Perhaps the most (to date) under-priced impact, in cultural terms, of first the technologisation, and now digitisation, of everything, is the way it attenuates these tactile relationships with the world. As we lose embodied knowledge about the material world’s affordances, forms which previously seemed self-evident come to seem weightless, empty, and naff. We are deprived of affordances to think with.
This is perhaps easier to see in the built environment. Online advocates of “trad” architecture are fond of asking architects what’s stopping them building in classical styles, usually implying that this signals moral decline. But the actual answer is less moral than material: traditional, beloved architectural styles aren’t there for the pretty. They’re required by the limits of what you can build in brick, stone, or wood without the structure collapsing under its own weight. But modern materials such as steel girders and reinforced concrete eliminate many of those constraints, meaning architects are suddenly freer to build any shape they wish.
It’s difficult to know where to begin with anything, if you could build anything. In architecture, this produces sometimes mind-bending results: structures that play with the liquefaction of real-world material constraints.
The digital transformation does something equivalent to our cultural life. For Crawford, this is visible in the contrast between older animated works — with their clear if playful relationship to the laws of physics — and the weightless quality of contemporary Disney Club content. Here, there’s no sense of struggle with, or submission to, material reality. Instead CGI animations — a medium that’s always somehow eldritch and insubstantial, compared with hand-drawn styles — depicts storylines in which some kind of physical challenge is solved by the arrival of a deus ex machina technology.
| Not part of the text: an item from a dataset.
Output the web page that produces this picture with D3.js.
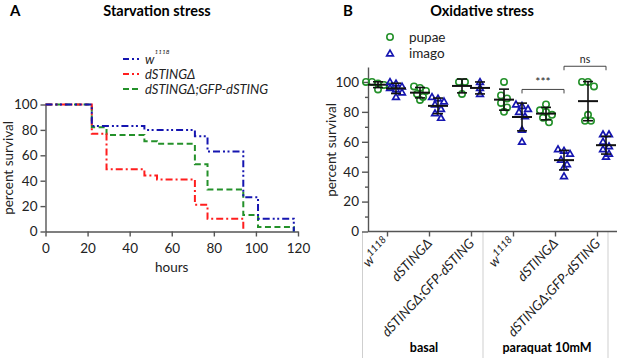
<!DOCTYPE html>
<html><head><meta charset="utf-8">
<script src="https://cdn.jsdelivr.net/npm/d3@7"></script>
<style>body{margin:0;background:#fff}svg{display:block;font-family:Lato,"Open Sans",sans-serif}</style>
</head><body>
<svg id="c" width="617" height="358"></svg>
<script>
// ---------- Panel A: starvation survival (Kaplan-Meier steps) ----------
const hoursTicks = [0, 20, 40, 60, 80, 100, 120];
const survTicks = [0, 20, 40, 60, 80, 100];
const wTimes = [0, 22, 47, 71, 77, 94, 101, 118];
const wSurv  = [100, 83, 80, 75, 63, 27, 10, 0];
const koTimes = [0, 22, 29, 47, 53, 71, 77, 94];
const koSurv  = [100, 77, 49, 44, 41, 21, 10, 0];
const resTimes = [0, 22, 29, 47, 53, 71, 77, 94, 101, 118];
const resSurv  = [100, 82, 76, 71, 69, 53, 33, 13, 3.5, 0];

// ---------- Panel B: oxidative stress ----------
const groups = ["w1118 basal", "dSTING basal", "rescue basal", "w1118 paraquat", "dSTING paraquat", "rescue paraquat"];
const groupLabels = ["w", "dSTINGΔ", "dSTINGΔ;GFP-dSTING", "w", "dSTINGΔ", "dSTINGΔ;GFP-dSTING"];
const conditions = ["basal", "paraquat 10mM"];
const pupae = [
  [100, 100, 99, 98, 97, 95],
  [97, 96, 94, 92, 90, 88],
  [100, 100, 92],
  [100, 91, 89, 86, 83, 80],
  [85, 81, 80, 78, 76, 73],
  [100, 100, 97, 78, 74, 74]
];
const imago = [
  [100, 99, 97, 96, 95, 93, 90],
  [90, 89, 87, 85, 82, 79, 76],
  [100, 96, 92],
  [85, 84, 82, 80, 77, 68, 60],
  [55, 54, 52, 48, 45, 43, 37],
  [65, 65, 60, 57, 55, 52, 50]
];
const yTicksB = [0, 20, 40, 60, 80, 100];
const yMinorB = [10, 30, 50, 70, 90];

const svg = d3.select("#c");
const GREEN = "#24912a", BLUE = "#1515b0", RED = "#ff1e1e", AX = "#555";
const FONT = "Lato";

// ---- Panel A ----
const xA = d3.scaleLinear().domain([0, 120]).range([45.5, 298]);
const yA = d3.scaleLinear().domain([0, 100]).range([231.5, 104.5]);
const gA = svg.append("g");
const axA = gA.append("g").attr("transform", "translate(0,231.5)")
  .call(d3.axisBottom(xA).tickValues(hoursTicks).tickSize(5).tickSizeOuter(0));
const ayA = gA.append("g").attr("transform", "translate(45.5,0)")
  .call(d3.axisLeft(yA).tickValues(survTicks).tickSize(5).tickSizeOuter(0));
[axA, ayA].forEach(a => {
  a.selectAll("path,line").attr("stroke", AX).attr("stroke-width", 1.4);
  a.selectAll("text").attr("font-size", 13.5).attr("fill", "#222").attr("font-family", FONT);
});
axA.selectAll("text").attr("dy", "1.0em");

const line = d3.line().x(d => xA(d[0])).y(d => yA(d[1])).curve(d3.curveStepAfter);
const seriesA = [
  {t: resTimes, s: resSurv, c: GREEN, dash: "6,3.5"},
  {t: koTimes, s: koSurv, c: RED, dash: "7,3,2,3"},
  {t: wTimes, s: wSurv, c: BLUE, dash: "7,3,2,2.5,2,3"}
];
seriesA.forEach(S => {
  gA.append("path").datum(S.t.map((t, i) => [t, S.s[i]]))
    .attr("d", line).attr("fill", "none").attr("stroke", S.c)
    .attr("stroke-width", 2).attr("stroke-dasharray", S.dash);
});

gA.append("text").attr("x", 10).attr("y", 16).attr("font-weight", "bold").attr("font-size", 15).text("A");
gA.append("text").attr("x", 157).attr("y", 16).attr("text-anchor", "middle").attr("font-weight", "bold").attr("font-size", 14.5).text("Starvation stress");
gA.append("text").attr("x", (45.5 + 298) / 2).attr("y", 272).attr("text-anchor", "middle").attr("font-size", 13.5).attr("fill", "#222").text("hours");
gA.append("text").attr("transform", "translate(13,168) rotate(-90)").attr("text-anchor", "middle").attr("font-size", 13.5).attr("fill", "#222").text("percent survival");

// legend A
const legA = [
  {c: BLUE, dash: "6,3,2,3", y: 59, label: "w", sup: "1118"},
  {c: RED, dash: "6,3,2,3", y: 74, label: "dSTINGΔ"},
  {c: GREEN, dash: "6,3", y: 89, label: "dSTINGΔ;GFP-dSTING"}
];
legA.forEach(L => {
  gA.append("line").attr("x1", 123).attr("x2", 139).attr("y1", L.y).attr("y2", L.y)
    .attr("stroke", L.c).attr("stroke-width", 2).attr("stroke-dasharray", L.dash);
  const t = gA.append("text").attr("x", 145).attr("y", L.y + 4.5).attr("font-size", 13).attr("font-style", "italic").attr("fill", "#222").text(L.label);
  if (L.sup) t.append("tspan").attr("dy", -10).attr("font-size", 6.5).text(L.sup);
});

// ---- Panel B ----
const xB = d3.scalePoint().domain(groups).range([387, 597]);
const sub = d3.scalePoint().domain(["pupae", "imago"]).range([-9, 9]);
const yB = d3.scaleLinear().domain([0, 110]).range([231.5, 67]);
const gB = svg.append("g");

// separators
[362.5, 483, 608].forEach(x => gB.append("line").attr("x1", x).attr("x2", x).attr("y1", 232).attr("y2", 358).attr("stroke", "#cfcfcf").attr("stroke-width", 1));

const ayB = gB.append("g").attr("transform", "translate(368,0)")
  .call(d3.axisLeft(yB).tickValues(yTicksB).tickSize(6).tickSizeOuter(0));
const ayBm = gB.append("g").attr("transform", "translate(368,0)")
  .call(d3.axisLeft(yB).tickValues(yMinorB).tickSize(3).tickFormat(""));
ayBm.select("path").remove();
const axB = gB.append("g").attr("transform", "translate(0,231.5)")
  .call(d3.axisBottom(xB).tickSize(5).tickSizeOuter(0).tickFormat(""));
axB.select("path").attr("d", "M368,0H617");
[ayB, ayBm, axB].forEach(a => {
  a.selectAll("path,line").attr("stroke", AX).attr("stroke-width", 1.4);
  a.selectAll("text").attr("font-size", 13.5).attr("fill", "#222").attr("font-family", FONT);
});

// rotated category labels
groups.forEach((g, i) => {
  const t = gB.append("text").attr("transform", `translate(${xB(g) + 4},${244}) rotate(-47)`)
    .attr("text-anchor", "end").attr("font-size", 13.5).attr("font-style", "italic").attr("fill", "#222")
    .text(groupLabels[i]);
  if (groupLabels[i] === "w") t.append("tspan").attr("dy", -6).attr("font-size", 10).text("1118");
});
// condition labels
gB.append("text").attr("x", 424).attr("y", 352).attr("text-anchor", "middle").attr("font-weight", "bold").attr("font-size", 12.5).text(conditions[0]);
gB.append("text").attr("x", 547).attr("y", 352).attr("text-anchor", "middle").attr("font-weight", "bold").attr("font-size", 12.5).text(conditions[1]);

gB.append("text").attr("x", 343).attr("y", 16).attr("font-weight", "bold").attr("font-size", 15).text("B");
gB.append("text").attr("x", 482).attr("y", 16).attr("text-anchor", "middle").attr("font-weight", "bold").attr("font-size", 14.5).text("Oxidative stress");
gB.append("text").attr("transform", "translate(336,150) rotate(-90)").attr("text-anchor", "middle").attr("font-size", 13.5).attr("fill", "#222").text("percent survival");

// spread points horizontally when values are close
function spread(vals) {
  const sorted = vals.map((v, i) => ({v, i})).sort((a, b) => b.v - a.v);
  const offs = new Array(vals.length).fill(0);
  let k = 0;
  while (k < sorted.length) {
    let j = k;
    while (j + 1 < sorted.length && sorted[k].v - sorted[j + 1].v < 3.2) j++;
    const n = j - k + 1;
    for (let m = 0; m < n; m++) offs[sorted[k + m].i] = (m - (n - 1) / 2) * 6;
    k = j + 1;
  }
  return offs;
}

function drawSeries(data, key, color, shape) {
  data.forEach((vals, gi) => {
    const cx = xB(groups[gi]) + sub(key);
    const offs = spread(vals);
    const mean = d3.mean(vals), sd = d3.deviation(vals);
    vals.forEach((v, i) => {
      if (shape === "circle") {
        gB.append("circle").attr("cx", cx + offs[i]).attr("cy", yB(v)).attr("r", 3.2)
          .attr("fill", "none").attr("stroke", color).attr("stroke-width", 1.6);
      } else {
        gB.append("path").attr("d", d3.symbol(d3.symbolTriangle, 19)())
          .attr("transform", `translate(${cx + offs[i]},${yB(v) + 0.5})`)
          .attr("fill", "none").attr("stroke", color).attr("stroke-width", 1.7);
      }
    });
    // mean and SD
    gB.append("line").attr("x1", cx - 10).attr("x2", cx + 10).attr("y1", yB(mean)).attr("y2", yB(mean)).attr("stroke", "#111").attr("stroke-width", 2);
    gB.append("line").attr("x1", cx).attr("x2", cx).attr("y1", yB(mean - sd)).attr("y2", yB(mean + sd)).attr("stroke", "#111").attr("stroke-width", 1.6);
    [mean - sd, mean + sd].forEach(e => gB.append("line").attr("x1", cx - 5).attr("x2", cx + 5).attr("y1", yB(e)).attr("y2", yB(e)).attr("stroke", "#111").attr("stroke-width", 1.6));
  });
}
drawSeries(pupae, "pupae", GREEN, "circle");
drawSeries(imago, "imago", BLUE, "triangle");

// significance brackets
function bracket(g1, g2, yv, label, fs) {
  const x1 = xB(g1) + sub("imago"), x2 = xB(g2) + sub("imago"), y = yB(yv);
  gB.append("path").attr("d", `M${x1},${y + 4}V${y}H${x2}V${y + 4}`).attr("fill", "none").attr("stroke", "#444").attr("stroke-width", 1);
  gB.append("text").attr("x", (x1 + x2) / 2).attr("y", y - 3).attr("text-anchor", "middle").attr("font-size", fs).attr("fill", "#222").text(label);
}
bracket(groups[3], groups[4], 95, "***", 12);
bracket(groups[4], groups[5], 110.5, "ns", 10.5);

// legend B
gB.append("circle").attr("cx", 390).attr("cy", 37).attr("r", 3.2).attr("fill", "none").attr("stroke", GREEN).attr("stroke-width", 1.6);
gB.append("path").attr("d", d3.symbol(d3.symbolTriangle, 19)()).attr("transform", "translate(390,54)").attr("fill", "none").attr("stroke", BLUE).attr("stroke-width", 1.7);
gB.append("text").attr("x", 409).attr("y", 41.5).attr("font-size", 13.5).attr("fill", "#222").text("pupae");
gB.append("text").attr("x", 409).attr("y", 58).attr("font-size", 13.5).attr("fill", "#222").text("imago");
</script>
</body></html>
And with culture grown weightless by the loss of real-world material references, no wonder we get stuck with reboots. There’s simply too little common material frame of reference left to do anything but re-work existing IP.
Meanwhile, the arguments about sexy cartoons keep recurring precisely because these serve as proxy for a running battle about how far the de-materialisation of everything can be pushed. McCartney, designer of pantsuits, spoke for the weightless when she crowed that “This new take on her signature polka dots makes Minnie Mouse a symbol of progress for a new generation,” explaining: “She will wear it in honour of Women’s History Month in March 2022.” It may seem absurd, but McCartney’s perspective simply reflects the fact that, in practical terms, for those now “liberated” from material constraints, sex dimorphism really isn’t very important — because for both sexes, “work” means staring at a computer.
Should this class and worldview prevail, the triumph of reboot culture is all but assured. But even if, as seems likely, this signals the end of art and culture as we know it, the final twist in the M&Ms controversy suggests storytelling may yet make a comeback in new, net-native, wholly de-materialised form. For it transpires that the controversy was, in fact, manufactured: a synthetic culture war incited to induce the predictable backlash, then inflamed further by announcement that the “spokescandies” would be withdrawn.
They haven’t. There will be a new M&Ms advert featuring them at the next Super Bowl. The whole thing was a confected, participatory, net-native drama, played out on the giant collective swarm-canvas of online culture-war controversy, with everyone – even Tucker Carlson – playing their part.
And the aim? To sell you empty calories. Nothing could offer a clearer illustration of how completely commerce and culture fuse, in the emerging narrative genre of mass-participation, online swarm theatre.
But there might be a way forward, and it lies in the germ of sense in Carlson’s protest against the “spokescandies”. He speaks for many in standing for the truth that the world isn’t actually weightless and radically liquid. The material world is still, well, material, for everyone outside the laptop class. For most people on the planet, water is considerably more important than Black History Month. And the affordances of sex dimorphism come sharply back into view the moment you do a manual job, or have a child, or in fact depart the realm of ideas for embodied life for any length of time at all.
And this, in turn, underlines the fact that we don’t need to resile into endless remixes. There is, in fact, no shortage of material affordances to think with. The biggest obstacle to reviving art and culture is the class with a stranglehold on the means of cultural production. For, whichever side of the political aisle they claim to sit, this class will fight tooth and nail to avoid relinquishing their technologies, and re-acquainting themselves with the constraints of the material world.
There’s a great deal of subterranean argument online about the whys and wherefores of creating “dissident art”. But it’s up against a monolith of determined de-materialisation, and the Human Centipede culture this produces. Perhaps our only hope lies in artists and storytellers willing to seek out beneficial constraints to think with – and able to transmute these into images and stories that still carry the world’s true weight.